If I have to stand up and address a large gathering and ask the question: How many of you lead compromised lives because of the “What will people say” syndrome?

I’m sure, each and everyone’s hands would be up, because in whichever small or big way, we have all compromised on something, and that’s how an average Indian has lived and continues to live their life.

If you ought to do something, I’ll say – do it openly, and if it embarrasses you, don’t do it – SIMPLE! but to not do something just because of others – That’s NOT acceptable at all.

So the automatic next question to then ask is: Why do we let people’s opinions affect us so much?

No two people think alike and like I said earlier, no matter what we do, it is never going to be appreciated or complimented other than members of your family (that too is a big ? nowadays-but I’m gonna go with ‘Family wants the best for us’ thought)

  • I am already 30 and unmarried, log kya kahenge?
  • I’m better off being single, but will society judge me?
  • I don’t have a regular 9-5 job, I work from home – what will people think? No girl will want to marry me. 
  • I want to drop out of school and pursue my dream of becoming a YouTuber, but what will people say?

If someone comes to me and I have to advice them on being anti-people thinking, I’ll have to simply say

“Why do you care? Do your thing, after all people aren’t feeding you” but that apparently isn’t what most people want to hear. They need you to break it down for them further. Let me see if I can do that for you – 5 pointers

  1. If you do not want people judging you, you got to stop doing that yourself first. I know its default setting, but have you heard of a starting over – YES, we can all do that.
  2. We need to take care of our self a little from time to time – its healthy practice.
  3. Something I personally do (and you should really try out) Imagine the worst case scenario, however that said – do not alter what you’ve set out to do, do it anyway!
  4. Nobody knows you as better as yourself, so how does the opinion of another even matter?
  5. No harm listening, but keep at what you’re doing. People will get the message eventually.

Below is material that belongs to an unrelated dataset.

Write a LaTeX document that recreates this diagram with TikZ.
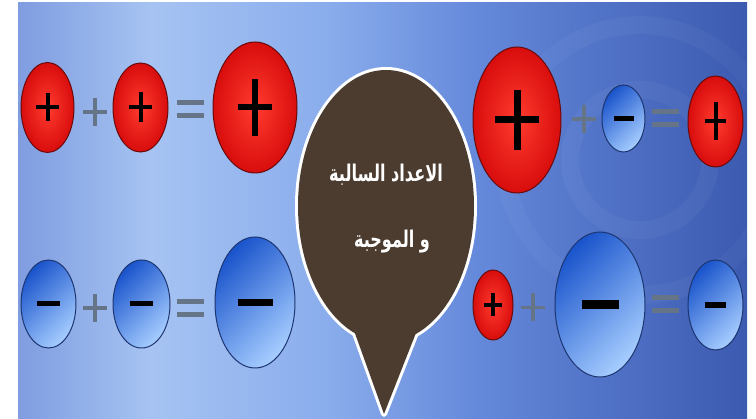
\documentclass[tikz,border=0pt]{standalone}
\usepackage{fontspec}
\newfontfamily\arabicfont[Script=Arabic]{DejaVu Sans}
\TeXXeTstate=1
\usetikzlibrary{shapes.geometric}
\definecolor{bgA}{HTML}{7F9DE0}
\definecolor{bgB}{HTML}{A6C3F2}
\definecolor{bgC}{HTML}{89ACEC}
\definecolor{bgD}{HTML}{6488DA}
\definecolor{bgE}{HTML}{3B5AB0}
\definecolor{redOut}{HTML}{D80D0D}
\definecolor{redIn}{HTML}{FF3B2E}
\definecolor{redEdge}{HTML}{6A0A0A}
\definecolor{blueTop}{HTML}{1B55CC}
\definecolor{blueBot}{HTML}{A6CDFF}
\definecolor{blueEdge}{HTML}{1D3570}
\definecolor{opgray}{HTML}{667488}
\definecolor{bubble}{HTML}{4B3C2F}
\tikzset{
  ball/.style={ellipse, inner sep=0pt, outer sep=0pt, line width=1pt},
  redball/.style={ball, draw=redEdge, inner color=redIn, outer color=redOut},
  blueball/.style={ball, draw=blueEdge, top color=blueTop, bottom color=blueBot, shading angle=45},
  pics/plussign/.style n args={3}{code={
    \draw[black, line width=#3] (-#1,0) -- (#1,0) (0,-#2) -- (0,#2);}},
  pics/minussign/.style n args={2}{code={
    \draw[black, line width=#2] (-#1,0) -- (#1,0);}},
  pics/opplus/.style={code={
    \draw[opgray, line width=3.5pt] (-12,0) -- (12,0) (0,-14) -- (0,14);}},
  pics/opeq/.style={code={
    \draw[opgray, line width=5pt] (-13.5,-6.5) -- (13.5,-6.5) (-13.5,6.5) -- (13.5,6.5);}},
  title/.style={text=white, inner sep=0pt, font=\arabicfont\bfseries\fontsize{23}{23}\selectfont}
}
\begin{document}
\begin{tikzpicture}[x=1pt,y=-1pt]
\useasboundingbox (0,0) rectangle (756,419);
% background
\fill[left color=bgA, right color=bgB] (18,3) rectangle (150.5,419);
\fill[left color=bgB, right color=bgC] (150,3) rectangle (330.5,419);
\fill[left color=bgC, right color=bgD] (330,3) rectangle (480.5,419);
\fill[left color=bgD, right color=bgE] (480,3) rectangle (747,419);
\begin{scope}
\clip (18,3) rectangle (747,419);
\draw[white, opacity=0.04, line width=18pt] (640,160) circle[radius=70];
\draw[white, opacity=0.035, line width=18pt] (640,160) circle[radius=135];
\end{scope}
% speech bubble
\coordinate (tip) at (384,414);
\coordinate (tl) at (343,300);
\coordinate (tr) at (429,300);
\draw[white, line width=6pt] (386,206) ellipse[x radius=88, y radius=136];
\draw[white, line width=6pt, line join=round] (tl) -- (tip) -- (tr);
\fill[bubble] (386,206) ellipse[x radius=88, y radius=136];
\fill[bubble] (tl) -- (tip) -- (tr) -- cycle;
\node[title] (t1) at (386,175) {\scalebox{0.7}[1]{\beginR الاعداد السالبة\endR}};
\node[title] (t2) at (392,242) {\scalebox{0.7}[1]{\beginR و الموجبة\endR}};
% top left row
\node[redball, minimum width=53pt, minimum height=90pt] (a1) at (47.5,107.5) {};
\node[redball, minimum width=55pt, minimum height=89pt] (a2) at (140.5,107.5) {};
\node[redball, minimum width=84pt, minimum height=131pt] (a3) at (255,107.5) {};
\pic at (a1) {plussign={11.5}{14}{4pt}};
\pic at (a2) {plussign={11.5}{15}{4pt}};
\pic at (a3) {plussign={17}{28.5}{6pt}};
\coordinate (pa) at (95,112);
\coordinate (ea) at (190.5,109);
\pic at (pa) {opplus};
\pic at (ea) {opeq};
% top right row
\node[redball, minimum width=88pt, minimum height=146pt] (b1) at (517,120) {};
\node[blueball, minimum width=43pt, minimum height=67pt] (b2) at (623.5,118.5) {};
\node[redball, minimum width=55pt, minimum height=91pt] (b3) at (715.5,121.5) {};
\pic at (b1) {plussign={22}{30}{7pt}};
\pic at (b2) {minussign={10}{5pt}};
\pic at (b3) {plussign={10.5}{19}{4pt}};
\coordinate (pb) at (584,119);
\coordinate (eb) at (665,118.5);
\pic at (pb) {opplus};
\pic at (eb) {opeq};
% bottom left row
\node[blueball, minimum width=55pt, minimum height=88pt] (c1) at (48.5,304) {};
\node[blueball, minimum width=57pt, minimum height=88pt] (c2) at (141.5,304) {};
\node[blueball, minimum width=80pt, minimum height=131pt] (c3) at (255,302.5) {};
\pic at (c1) {minussign={11.5}{5pt}};
\pic at (c2) {minussign={11.5}{5pt}};
\pic at (c3) {minussign={17.5}{7pt}};
\coordinate (pc) at (95,308);
\coordinate (ec) at (190.5,308.5);
\pic at (pc) {opplus};
\pic at (ec) {opeq};
% bottom right row
\node[redball, minimum width=40pt, minimum height=70pt] (d1) at (493,305) {};
\node[blueball, minimum width=90pt, minimum height=145pt] (d2) at (600,304.5) {};
\node[blueball, minimum width=55pt, minimum height=90pt] (d3) at (715.5,305) {};
\pic at (d1) {plussign={9}{11.5}{3.5pt}};
\pic at (d2) {minussign={18.5}{9pt}};
\pic at (d3) {minussign={10.5}{6pt}};
\coordinate (pd) at (533,307.5);
\coordinate (ed) at (665,304);
\pic at (pd) {opplus};
\pic at (ed) {opeq};
\end{tikzpicture}
\end{document}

A person who knows what he wants in life and goes about getting things done (at his own speed) is respected. No one wants to be-friend someone who themselves do not know what their next step is going to be.

Of course it all starts with YOU. So are you willing to let go of the ‘thought’? YOU and only YOU matter, besides everyone is entitled to his/her opinion – no one can stop from mouths wagging.

If after reading this, you find yourself wiser by a percent or two – I think my job HERE is done – else…..

Image result for what will people think

Life is a game after all, all we constantly need to up our game.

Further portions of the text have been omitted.